4- Devlet, Kemalizm’e dair ideolojik ve törensel değerlerden arındırılmalı; Kemalizm ayrıştırıcı bir siyasal işlev olmaktan çıkarılarak, buna dair faaliyetler sivil topluma bırakılmalıdır.
Kamu istihdamında ehliyet ve liyakat odaklı bakışla birlikte, kamu kaynaklarının başta eğitim ve sağlık olmak üzere halkın temel yaşam standartlarını yükseltmek için kullanılması, sosyal devlet uygulamaları açısından kaçınılmaz zorunluluklardır. Bu bağlamda vergilendirme adaleti, ihaleler, kamu finansmanı, yer altı ve üstü maden ve kaynaklarının tahsisi, her türlü hibe, destek, sosyal yardım, kredi vb. tahsislerin etkin denetimi, savunma, sağlık, tarım ve sanayi sektörlerindeki şirketlerin devlet ile olan ilişkilerinden kaynaklanan her türlü lobi merkezli rant ilişkilerinin önlendiği bir kamu yönetim anlayışının gerçekleştirilmesi, nesnel ve adil bir kamusallığın zorunlu koşuludur.
Yaşadığımız ülkenin ancak eğitimli bir gençlik ve güçlü bir kadın kitlesi ile inşa edilebileceğinin bilinciyle bu alandaki çalışmaları sosyal ve kültürel boyutlarda geliştirecek, dezavantajlı toplumsal kesimleri gözeten, etkin bir ifade ve düşünce özgürlüğünü sağlayan, sivil toplum örgütlerini ayrım gözetmeksizin destekleyecek, katılımcı ve çoğulcu demokratik bir yaklaşım, siyaset anlayışımızın esasını oluşturmaktadır.

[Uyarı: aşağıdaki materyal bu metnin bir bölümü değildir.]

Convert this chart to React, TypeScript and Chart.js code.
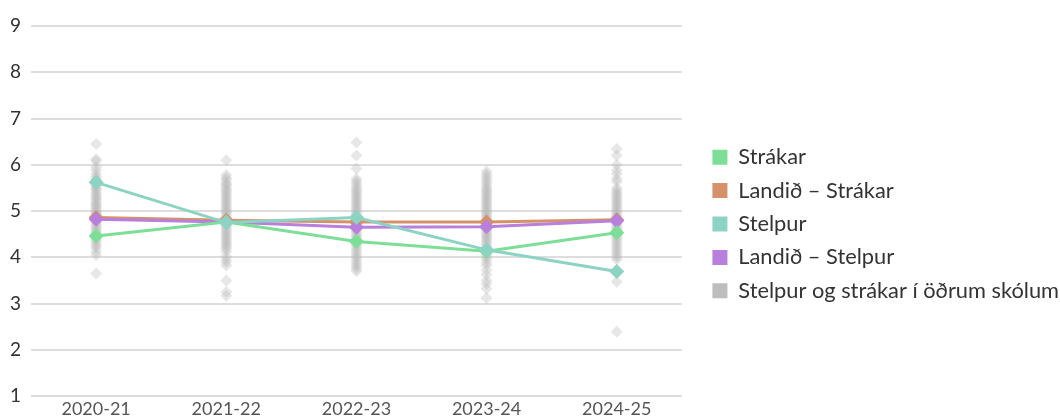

Ülkenin gelişmişliği açısından, katılımcı ve çoğulcu bir demokratik kültür ve siyaset ancak yerel yönetimlerin güçlendirilmesi ve geliştirilmesiyle mümkündür. Bununla birlikte yerel yönetimleri, siyasi partilerin arka bahçesi, finansörü, örtülü kasası, partizanlık merkezli kayırmacılığın ve ayrımcılığın istihdam zemini, arsa rantlarının adreslendiği kurumlar olmaktan kurtarmak temel hedefimizdir. Katılımcı ve yerinden yönetimin etkin kılındığı demokratik yerel yönetişim kültürü bu durumun en güçlü panzehri olacaktır.